2. A-players communicate early on when they face a challenge. If you sit down with an employee toward the end of a quarter and they tell you for the first time that they are way off on their goals, they are not an A-player.
When obstacles crop up, A-players try to solve them quickly and bring in reinforcements early when that doesn’t happen. They don’t try to hide the problem or stay in denial that it will just fix itself. If you suggest someone helps them with the problem, they’ll value that help, regardless of the person’s title or level in the organization.
3. A-players push themselves without taking on too much. A-players are masters of the fine balance between realistic goals and stretch goals. While poor performers are likely to either set the bar low—making their lives easier—or agree to super-ambitious goals they’ll never reach, A-players understand the importance of taking on a doable level of work and saying no to tasks that are too much.
If A-players end up completing work sooner than expected, they take on additional challenges that are important to the success of the business.

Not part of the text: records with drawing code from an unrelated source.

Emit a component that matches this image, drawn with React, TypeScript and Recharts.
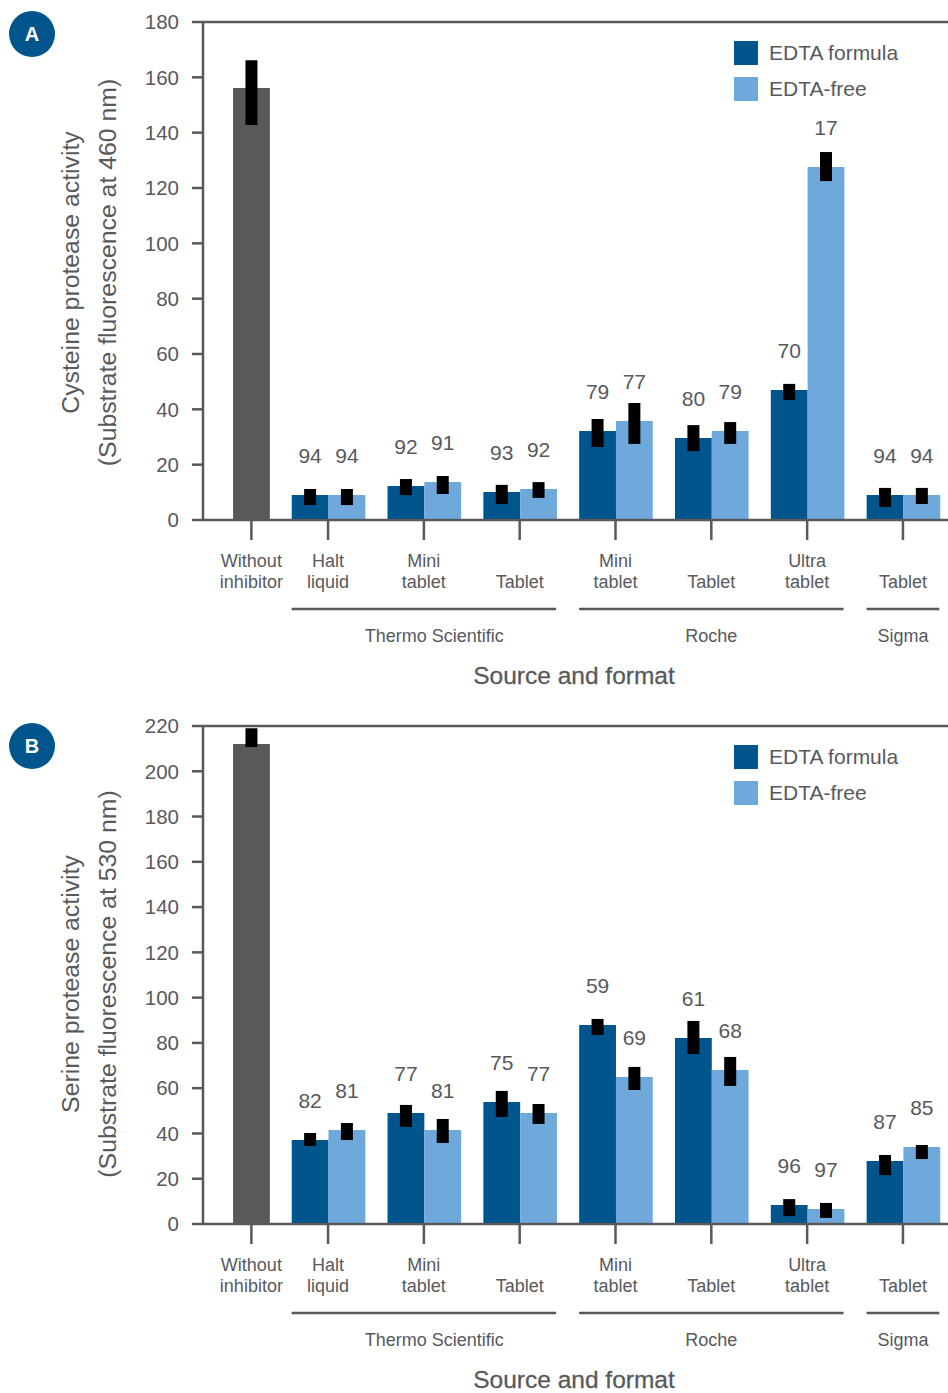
import { BarChart, Bar, XAxis, YAxis, ErrorBar, LabelList, Label, Legend, ReferenceLine } from "recharts";

const INK = "#58595b";
const DARK_BLUE = "#00558c";
const LIGHT_BLUE = "#6fa9dc";
const FONT = "'Liberation Sans', Arial, sans-serif";

// slot positions along the x axis: "Without inhibitor" sits closer to its neighbour
const positions = [-0.8, 0, 1, 2, 3, 4, 5, 6];
const categoryLines = [
  ["Without", "inhibitor"],
  ["Halt", "liquid"],
  ["Mini", "tablet"],
  ["", "Tablet"],
  ["Mini", "tablet"],
  ["", "Tablet"],
  ["Ultra", "tablet"],
  ["", "Tablet"],
];
const groupNames = ["Thermo Scientific", "Roche", "Sigma"];
const groupCenters = [1, 4, 6];
const groupHalfSpans = [1.38, 1.38, 0.38];
const groupLabelShift = [10.5, 0, 0];

// Panel A, cysteine protease
const ticksA = [0, 20, 40, 60, 80, 100, 120, 140, 160, 180];
const withoutA = [156.1, 142.8, 166.2];
const formulaA = [9.0, 12.3, 10.1, 32.2, 29.6, 47.0, 9.0];
const formulaLowA = [5.4, 9.0, 5.8, 26.4, 24.9, 43.4, 4.7];
const formulaHighA = [11.2, 14.8, 12.7, 36.5, 34.3, 49.2, 11.6];
const formulaPctA = [94, 92, 93, 79, 80, 70, 94];
const freeA = [9.0, 13.7, 11.2, 35.8, 32.2, 127.6, 9.0];
const freeLowA = [5.4, 9.4, 8.0, 27.5, 27.5, 122.5, 5.8];
const freeHighA = [11.2, 15.9, 13.7, 42.3, 35.4, 133.0, 11.6];
const freePctA = [94, 91, 92, 77, 79, 17, 94];

// Panel B, serine protease
const ticksB = [0, 20, 40, 60, 80, 100, 120, 140, 160, 180, 200, 220];
const withoutB = [212, 210.7, 219];
const formulaB = [37.1, 49.0, 53.9, 87.9, 82.2, 8.4, 27.8];
const formulaLowB = [34.5, 42.9, 47.3, 83.5, 75.1, 3.5, 21.6];
const formulaHighB = [40.2, 52.6, 58.8, 90.6, 89.7, 11.0, 30.5];
const formulaPctB = [82, 77, 75, 59, 61, 96, 87];
const freeB = [41.5, 41.5, 49.0, 64.9, 68.0, 6.6, 34.0];
const freeLowB = [37.1, 35.8, 44.2, 59.2, 61.0, 2.7, 28.7];
const freeHighB = [44.6, 46.4, 53.0, 69.4, 73.8, 9.3, 34.9];
const freePctB = [81, 81, 77, 69, 68, 97, 85];

const xDomain = [-1.305, 6.47];
const SLOT_PX = 95.8;

function buildRows(
  without: number[],
  formula: number[],
  formulaLow: number[],
  formulaHigh: number[],
  formulaPct: number[],
  free: number[],
  freeLow: number[],
  freeHigh: number[],
  freePct: number[],
) {
  const first = {
    pos: positions[0],
    without: without[0],
    withoutErr: [without[0] - without[1], without[2] - without[0]],
  };
  const rest = formula.map((value, i) => ({
    pos: positions[i + 1],
    formula: value,
    formulaErr: [value - formulaLow[i], formulaHigh[i] - value],
    formulaPct: formulaPct[i],
    free: free[i],
    freeErr: [free[i] - freeLow[i], freeHigh[i] - free[i]],
    freePct: freePct[i],
  }));
  return [first, ...rest];
}

function CategoryTick({ x, y, index }: any) {
  const lines = categoryLines[index];
  return (
    <text x={x} textAnchor="middle" fontSize={18} fill={INK} fontFamily={FONT}>
      <tspan x={x} y={y + 25}>{lines[0]}</tspan>
      <tspan x={x} y={y + 46}>{lines[1]}</tspan>
    </text>
  );
}

function GroupTick({ x, y, index }: any) {
  const half = groupHalfSpans[index] * SLOT_PX;
  return (
    <g>
      <line x1={x - half} x2={x + half} y1={y + 9} y2={y + 9} stroke={INK} strokeWidth={2.5} />
      <text x={x + groupLabelShift[index]} y={y + 42} textAnchor="middle" fontSize={18} fill={INK} fontFamily={FONT}>
        {groupNames[index]}
      </text>
    </g>
  );
}

function YTitle({ viewBox, lines, shift }: any) {
  const cy = viewBox.y + viewBox.height / 2 + shift;
  return (
    <g fontSize={24.8} fill={INK} fontFamily={FONT} textAnchor="middle">
      <text transform={`translate(79 ${cy}) rotate(-90)`}>{lines[0]}</text>
      <text transform={`translate(116 ${cy}) rotate(-90)`}>{lines[1]}</text>
    </g>
  );
}

function LegendBox({ payload }: any) {
  const items = (payload || []).filter((p: any) => p.value !== "Without inhibitor");
  return (
    <div>
      {items.map((p: any) => (
        <div key={p.value} style={{ display: "flex", alignItems: "center", height: 36 }}>
          <div style={{ width: 24, height: 24, background: p.color, marginRight: 11 }} />
          <span style={{ fontSize: 21, color: INK, fontFamily: FONT, whiteSpace: "nowrap" }}>{p.value}</span>
        </div>
      ))}
    </div>
  );
}

type PanelProps = {
  letter: string;
  top: number;
  badgeTop: number;
  titleShift: number;
  rows: any[];
  yTicks: number[];
  yTitle: string[];
};

function Panel({ letter, top, badgeTop, titleShift, rows, yTicks, yTitle }: PanelProps) {
  const yMax = yTicks[yTicks.length - 1];
  return (
    <div style={{ position: "absolute", left: 0, top, width: 948, height: 689 }}>
      <BarChart
        width={948}
        height={689}
        data={rows}
        barGap={0}
        barSize={36.8}
        margin={{ top: 22, right: 0, bottom: 0, left: 0 }}
      >
        <YAxis
          type="number"
          domain={[0, yMax]}
          ticks={yTicks}
          width={203}
          tickSize={11}
          tickMargin={13}
          interval={0}
          stroke={INK}
          strokeWidth={2.5}
          tick={{ fontSize: 20.5, fill: INK, fontFamily: FONT }}
        >
          <Label content={<YTitle lines={yTitle} shift={titleShift} />} />
        </YAxis>
        <XAxis
          dataKey="pos"
          type="number"
          domain={xDomain}
          ticks={positions}
          interval={0}
          height={80}
          tickSize={20}
          stroke={INK}
          strokeWidth={2.5}
          tick={<CategoryTick />}
        />
        <XAxis
          xAxisId="groups"
          dataKey="pos"
          type="number"
          domain={xDomain}
          ticks={groupCenters}
          interval={0}
          height={89}
          tickSize={0}
          tickMargin={0}
          axisLine={false}
          tickLine={false}
          tick={<GroupTick />}
        >
          <Label
            value="Source and format"
            position="insideBottom"
            offset={5}
            dx={-1.5}
            style={{ fontSize: 24.5, fill: INK, fontFamily: FONT, stroke: INK, strokeWidth: 0.3 }}
          />
        </XAxis>
        <XAxis xAxisId="solo" dataKey="pos" type="number" domain={xDomain} ticks={positions} hide />
        <ReferenceLine y={yMax} stroke={INK} strokeWidth={2.5} ifOverflow="visible" />
        <Legend
          layout="vertical"
          align="center"
          verticalAlign="middle"
          content={<LegendBox />}
          wrapperStyle={{ position: "absolute", left: 734, top: 35, width: 200 }}
        />
        <Bar xAxisId="solo" name="Without inhibitor" dataKey="without" fill={INK} isAnimationActive={false}>
          <ErrorBar dataKey="withoutErr" width={0} stroke="#000" strokeWidth={12} isAnimationActive={false} />
        </Bar>
        <Bar name="EDTA formula" dataKey="formula" fill={DARK_BLUE} isAnimationActive={false}>
          <ErrorBar dataKey="formulaErr" width={0} stroke="#000" strokeWidth={12} isAnimationActive={false} />
          <LabelList dataKey="formulaPct" position="top" offset={32} style={{ fontSize: 21, fill: INK, fontFamily: FONT }} />
        </Bar>
        <Bar name="EDTA-free" dataKey="free" fill={LIGHT_BLUE} isAnimationActive={false}>
          <ErrorBar dataKey="freeErr" width={0} stroke="#000" strokeWidth={12} isAnimationActive={false} />
          <LabelList dataKey="freePct" position="top" offset={32} style={{ fontSize: 21, fill: INK, fontFamily: FONT }} />
        </Bar>
      </BarChart>
      <div
        style={{
          position: "absolute",
          left: 9,
          top: badgeTop,
          width: 46,
          height: 46,
          borderRadius: 23,
          background: DARK_BLUE,
          color: "#fff",
          fontFamily: FONT,
          fontSize: 20,
          fontWeight: 700,
          lineHeight: "46px",
          textAlign: "center",
        }}
      >
        {letter}
      </div>
    </div>
  );
}

export default function App() {
  const rowsA = buildRows(withoutA, formulaA, formulaLowA, formulaHighA, formulaPctA, freeA, freeLowA, freeHighA, freePctA);
  const rowsB = buildRows(withoutB, formulaB, formulaLowB, formulaHighB, formulaPctB, freeB, freeLowB, freeHighB, freePctB);
  return (
    <div style={{ position: "absolute", left: 0, top: 0, width: 948, height: 1393, overflow: "hidden", background: "#fff" }}>
      <Panel
        letter="A"
        top={0}
        badgeTop={11}
        titleShift={1.5}
        rows={rowsA}
        yTicks={ticksA}
        yTitle={["Cysteine protease activity", "(Substrate fluorescence at 460 nm)"]}
      />
      <Panel
        letter="B"
        top={704}
        badgeTop={19}
        titleShift={9}
        rows={rowsB}
        yTicks={ticksB}
        yTitle={["Serine protease activity", "(Substrate fluorescence at 530 nm)"]}
      />
    </div>
  );
}
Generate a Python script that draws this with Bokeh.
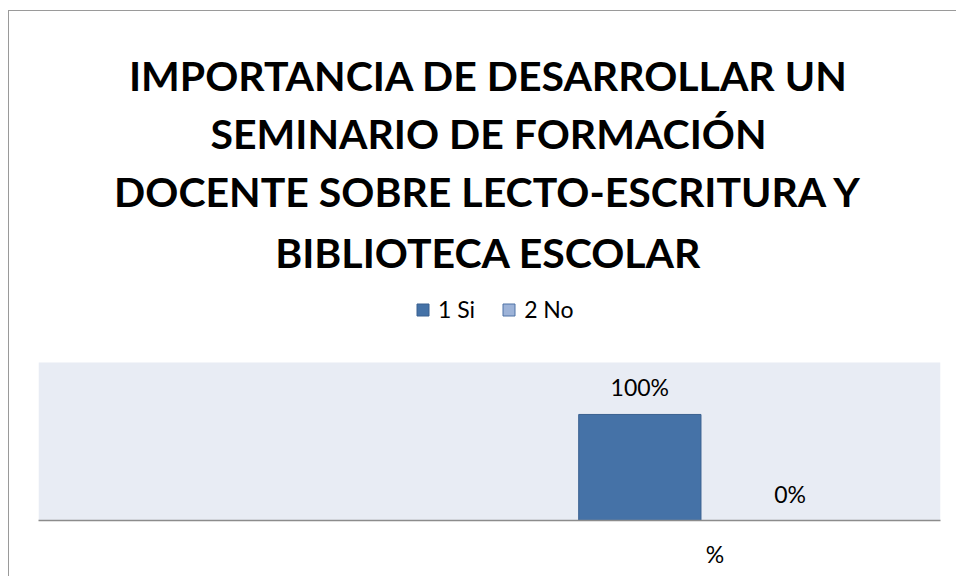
from bokeh.plotting import figure
from bokeh.models import (ColumnDataSource, Range1d, FixedTicker, Legend, LegendItem,
                          LabelSet, Label, BoxAnnotation)
from bokeh.core.properties import value
from bokeh.embed import file_html
from bokeh.resources import INLINE

# ---- data ----
title_lines = ["IMPORTANCIA DE DESARROLLAR UN",
               "SEMINARIO DE FORMACIÓN",
               "DOCENTE SOBRE LECTO-ESCRITURA Y",
               "BIBLIOTECA ESCOLAR"]
categories = ["%"]
series = ["1 Si", "2 No"]
values = [100, 0]
value_labels = ["100%", "0%"]
fill_colors = ["#4572A7", "#9DB3D8"]
line_colors = ["#3A6190", "#4E72A6"]
axis_max = 149

# ---- layout ----
FONT = "Lato"
W, H = 948, 566
MB_LEFT, MB_RIGHT, MB_TOP, MB_BOTTOM = 29, 17, 0, 57
frame_h = H - MB_TOP - MB_BOTTOM          # whole frame (title + legend + plot area)
plot_area_h = 158                          # shaded value area at the bottom of the frame

cat_pos = 0
n = len(series)
xs = [cat_pos + (i - (n - 1) / 2) for i in range(n)]

src = ColumnDataSource(dict(x=xs, value=values, label=value_labels))

p = figure(width=W, height=H, output_backend="svg", toolbar_location=None,
           x_range=Range1d(-4.5, 1.5), y_range=Range1d(0, axis_max * frame_h / plot_area_h),
           min_border_left=MB_LEFT, min_border_right=MB_RIGHT, min_border_top=MB_TOP,
           min_border_bottom=MB_BOTTOM)
p.margin = (10, 0, 0, 8)
p.styles = {"border-left": "1px solid #9a9a9a", "border-top": "1px solid #9a9a9a"}

p.background_fill_color = "white"
p.border_fill_color = "white"
p.outline_line_color = None
p.grid.visible = False
p.yaxis.visible = False

# shaded plot area (value axis 0 .. axis_max)
p.add_layout(BoxAnnotation(bottom=0, top=axis_max, fill_color="#E8ECF4", fill_alpha=1,
                           line_color=None, level="underlay"))

renderers = []
for i, s in enumerate(series):
    view_src = ColumnDataSource(dict(x=[xs[i]], top=[values[i]]))
    r = p.vbar(x="x", top="top", bottom=0, width=122 / 150, source=view_src,
               fill_color=fill_colors[i], line_color=line_colors[i], line_width=1)
    renderers.append(r)

p.xaxis.ticker = FixedTicker(ticks=[cat_pos])
p.xaxis.major_label_overrides = {cat_pos: categories[0]}
p.xaxis.axis_line_color = "#8c8c8c"
p.xaxis.axis_line_width = 1.5
p.xaxis.major_tick_line_color = None
p.xaxis.major_tick_out = 0
p.xaxis.major_tick_in = 0
p.xaxis.minor_tick_line_color = None
p.xaxis.major_label_text_font = FONT
p.xaxis.major_label_text_font_size = "23px"
p.xaxis.major_label_text_color = "black"
p.xaxis.major_label_standoff = 19

labels = LabelSet(x="x", y="value", text="label", source=src, y_offset=18,
                  text_align="center", text_baseline="alphabetic",
                  text_font=value(FONT), text_font_size=value("23px"), text_color=value("black"))
p.add_layout(labels)

legend = Legend(items=[LegendItem(label=s, renderers=[renderers[i]]) for i, s in enumerate(series)],
                location=(377, 197), orientation="horizontal",
                glyph_width=15, glyph_height=15, label_standoff=8, spacing=26,
                padding=0, margin=0, border_line_color=None, background_fill_alpha=0,
                label_text_font=FONT, label_text_font_size="23px", label_text_color="black")
p.add_layout(legend)

baselines = [445, 387, 329, 268]
for t, b in zip(title_lines, baselines):
    p.add_layout(Label(x=450, y=b, x_units="screen", y_units="screen", text=t,
                       text_align="center", text_baseline="alphabetic",
                       text_font=FONT, text_font_style="bold", text_font_size="41px",
                       text_color="black"))

open("out.html", "w").write(file_html(p, INLINE))
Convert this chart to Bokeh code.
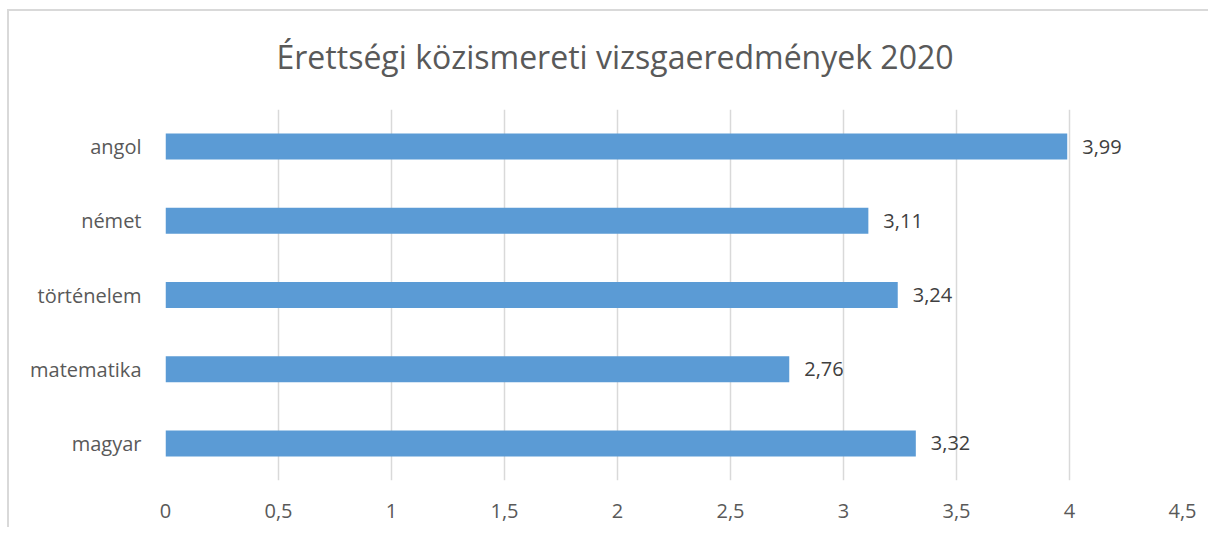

4. A-players learn from their experiences, positive and negative. Ask an A-player about a successful project they’ve worked on, and they’ll be able to tell you what went well, which activities and approaches their team found effective and will use again next time around.
Ask them about a project that didn’t go so well, and they can tell you about how and why it went off the rails, and what exactly they plan to do differently next time.
You won’t hear things like, “Gosh, guess we’ll just have to try again next time.” You’re more likely to hear, “Well, X tactic didn’t work, so we’re gearing up to try Y, which we think will work because . . .”
5. A-players aren’t afraid to get creative. Most of the time, there isn’t one right way to solve a problem. When the ball is in their court, A-players solve the problem the best way they know how to solve it, and they don’t limit themselves by how it’s been done before or how their peers would solve it. They don’t keep themselves or their teams in boxes, based on role or tenure. Instead, they understand where their strengths lie (and those of their team) and take creative initiative to achieve the desired outcome.
When an employee displays these five behaviors regularly, you have an A-player on your hands, someone who’s going to give your company a significant competitive edge.